Andi Kleen (ak@muc.de)
Sun, 15 Jun 2003 19:17:40 +0200


Linus Torvalds <torvalds@transmeta.com> writes:

> On Sun, 15 Jun 2003, Andi Kleen wrote:
>>
>> The parse_args call in init/main.c does pointer arithmetic between two
>> different external symbols. This is undefined in C (only pointer arthmetic
>> in the same symbol is defined) and gets miscompiled on AMD64 with gcc 3.2,
>
> That's silly. You're making the code less readable, with some silly
> parameters. Why does it get miscompiled on amd64, and let's just fix that
> one.

Because &arbitary_symbol_a - &arbitary_symbol_b is undefined in C and
the amd64 gcc 3.2 choses to miscompile it (it results in a very big
number because it converts the 56/40 division to an inversed multiplication
in a wrong way).
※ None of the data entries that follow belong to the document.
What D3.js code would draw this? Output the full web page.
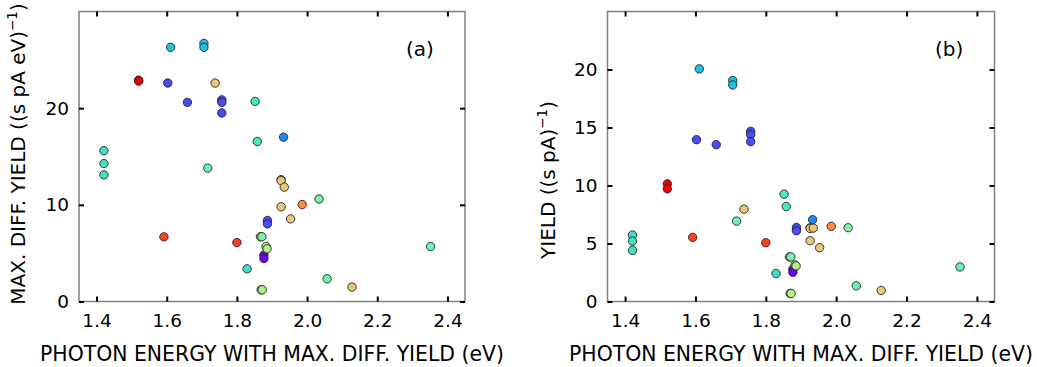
<!DOCTYPE html>
<html><head><meta charset="utf-8">
<script src="https://cdn.jsdelivr.net/npm/d3@7"></script>
<style>body{margin:0;background:#fff}svg{font-family:"DejaVu Sans",sans-serif}</style>
</head><body><svg id="c" width="1037" height="367"></svg>
<script>
// photon energy with max diff yield (eV)
const energy = [1.421,1.421,1.421,1.520,1.520,1.592,1.603,1.611,1.659,1.706,1.706,1.717,1.738,1.757,1.757,1.757,1.800,1.829,1.852,1.858,1.867,1.871,1.869,1.872,1.877,1.877,1.883,1.886,1.887,1.887,1.926,1.926,1.926,1.935,1.953,1.933,1.986,2.034,2.057,2.128,2.352];
// max diff yield ((s pA eV)^-1)
const maxDiffYield = [15.6,14.27,13.1,22.9,22.8,6.69,22.6,26.3,20.6,26.7,26.3,13.8,22.6,20.86,20.6,19.5,6.1,3.38,20.7,16.55,6.7,6.7,1.21,1.21,4.8,4.45,5.69,5.45,8.38,8.03,12.6,12.5,9.8,11.83,8.55,17.0,10.03,10.6,2.35,1.49,5.69];
// yield ((s pA)^-1)
const yieldVals = [5.73,5.21,4.41,10.14,9.71,5.53,13.95,20.05,13.52,19.05,18.67,6.93,7.96,14.67,14.38,13.78,5.07,2.41,9.25,8.19,3.84,3.84,0.69,0.69,2.78,2.52,3.15,3.07,6.39,6.1,6.35,6.3,5.24,6.33,4.64,7.05,6.48,6.36,1.35,0.95,2.98];
const colors = ["#40e0c0","#40e0c0","#40e0c0","#f00000","#f00000","#ff4020","#4a4af8","#20c0e0","#4a4af8","#20c0e0","#20c0e0","#70f0b0","#e8c878","#4a4af8","#4a4af8","#4a4af8","#ff4020","#40e0c0","#48e8c0","#48e8c0","#80f0a8","#80f0a8","#b0f088","#b0f088","#7000f0","#7000f0","#b0f088","#b0f088","#4a4af8","#4a4af8","#e8c878","#e8c878","#e8c878","#e8c878","#e8c878","#1e88f0","#ff8848","#80f0a8","#70f0b0","#e8c878","#70f0b0"];
const xTicks = [1.4,1.6,1.8,2.0,2.2,2.4];
const yTicksA = [0,10,20];
const yTicksB = [0,5,10,15,20];

const svg = d3.select("#c");

function panel(opts){
  const {x0,x1,y0,y1,ymax,yTicks,vals,tag,tagX,labelX,labelY,labelParts} = opts;
  const x = d3.scaleLinear().domain([1.35,2.45]).range([x0,x1]);
  const y = d3.scaleLinear().domain([0,ymax]).range([y1,y0]);
  const g = svg.append("g");
  const idx = d3.range(energy.length);
  g.selectAll("circle").data(idx).join("circle")
    .attr("cx",i=>x(energy[i])).attr("cy",i=>y(vals[i])).attr("r",4.2)
    .attr("fill",i=>colors[i]).attr("stroke","#222").attr("stroke-width",0.9);
  g.append("rect").attr("x",x0).attr("y",y0).attr("width",x1-x0).attr("height",y1-y0)
    .attr("fill","none").attr("stroke","#808080").attr("stroke-width",1.5);
  const ax = (sel,axis)=>{sel.call(axis); sel.select(".domain").remove();
    sel.selectAll(".tick line").attr("stroke","#000").attr("stroke-width",2);};
  const fmtx = d3.format(".1f");
  const bottom = g.append("g").attr("transform",`translate(0,${y1})`);
  ax(bottom,d3.axisBottom(x).tickValues(xTicks).tickSize(-5).tickPadding(10).tickFormat(fmtx));
  const top = g.append("g").attr("transform",`translate(0,${y0})`);
  ax(top,d3.axisTop(x).tickValues(xTicks).tickSize(-5).tickFormat(""));
  const left = g.append("g").attr("transform",`translate(${x0},0)`);
  ax(left,d3.axisLeft(y).tickValues(yTicks).tickSize(-5).tickPadding(10).tickFormat(d3.format("d")));
  const right = g.append("g").attr("transform",`translate(${x1},0)`);
  ax(right,d3.axisRight(y).tickValues(yTicks).tickSize(-5).tickFormat(""));
  g.selectAll(".tick text").attr("font-family","DejaVu Sans").attr("font-size",18.5).attr("fill","#000");
  bottom.selectAll(".tick text").attr("dy","0.85em");
  g.append("text").attr("x",tagX).attr("y",56).attr("font-size",20).text(tag);
  g.append("text").attr("x",(x0+x1)/2).attr("y",361).attr("text-anchor","middle")
    .attr("font-size",20.4).text("PHOTON ENERGY WITH MAX. DIFF. YIELD (eV)");
  const t = g.append("text").attr("transform",`translate(${labelX},${labelY}) rotate(-90)`)
    .attr("text-anchor","middle").attr("font-size",20);
  t.append("tspan").text(labelParts[0]);
  t.append("tspan").attr("dy",-8).attr("font-size",13.5).text("−1");
  t.append("tspan").attr("dy",8).text(")");
}

panel({x0:79,x1:465,y0:11.5,y1:301.5,ymax:30,yTicks:yTicksA,vals:maxDiffYield,tag:"(a)",tagX:406,
  labelX:25,labelY:154,labelParts:["MAX. DIFF. YIELD ((s pA eV)"]});
panel({x0:607.5,x1:994.5,y0:11.5,y1:301.5,ymax:25,yTicks:yTicksB,vals:yieldVals,tag:"(b)",tagX:935,
  labelX:555,labelY:180,labelParts:["YIELD ((s pA)"]});
</script></body></html>
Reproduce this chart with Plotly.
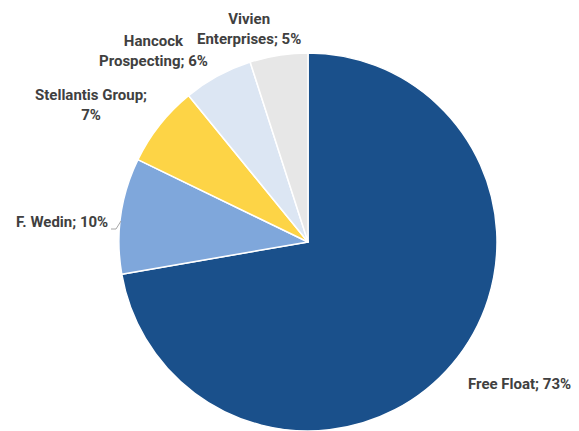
import plotly.graph_objects as go

labels = ["Free Float", "F. Wedin", "Stellantis Group", "Hancock Prospecting", "Vivien Enterprises"]
values = [73, 10, 7, 6, 5]
colors = ["#1A508B", "#7FA7DB", "#FDD446", "#DCE6F3", "#E7E7E7"]
# label text with line breaks as in the original
label_text = ["Free Float; 73%", "F. Wedin; 10%", "Stellantis Group;<br>7%", "Hancock<br>Prospecting; 6%", "Vivien<br>Enterprises; 5%"]
# label anchor positions in pixels (center x, center y)
label_pos = [(519, 384), (62, 222), (91, 105), (153, 51), (249, 29)]

W, H = 579, 431
cx, top, r = 308, 53, 189

fig = go.Figure(go.Pie(
    labels=labels, values=values, sort=False, direction="clockwise", rotation=0,
    marker=dict(colors=colors, line=dict(color="white", width=1.5)),
    textinfo="none", hoverinfo="label+value", showlegend=False,
    domain=dict(x=[(cx - r) / W, (cx + r) / W], y=[0, 1 - top / H]),
))

annotations = []
for t, (px, py) in zip(label_text, label_pos):
    annotations.append(dict(
        text=t, x=px / W, y=1 - py / H, xref="paper", yref="paper",
        xanchor="center", yanchor="middle", showarrow=False, align="center",
        font=dict(family="Roboto", size=15, color="#404040", weight="bold"),
    ))

fig.add_shape(type="path", xref="paper", yref="paper",
              path=f"M {111/W},{1-229/H} L {116/W},{1-229/H} L {121/W},{1-221/H}",
              line=dict(color="#A6A6A6", width=1))

fig.update_layout(
    width=W, height=H, margin=dict(l=0, r=0, t=0, b=0),
    paper_bgcolor="white", plot_bgcolor="white",
    annotations=annotations,
)

fig.write_html("out.html")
I actually wrote a compiler bug report first, but the
compiler developers rightly pointed out that it is undefined.

Note this is not the first time we had such problems, it happened
with __pa(&symbol) too (amd64 has a special macro to work around that).
I don't know why it happens more often on amd64 than on i386, perhaps
it has something to do with the RIP relative addressing or the
negative kernel code model. ppc seems to have similar problems.

Passing an end pointer is not too different from passing an
max index in my opinion.

Another way would be to use the anonymous asm trick proposed by rth
some time ago for a similar problem (asm("" : "=g" (output) : "0" (input))
to hide the symbols from the compiler), but I didn't do that because
it looked more ugly to me.

If you prefer to do it with the anonymous asm I can do it, but I don't
see a big problem with passing an end pointer.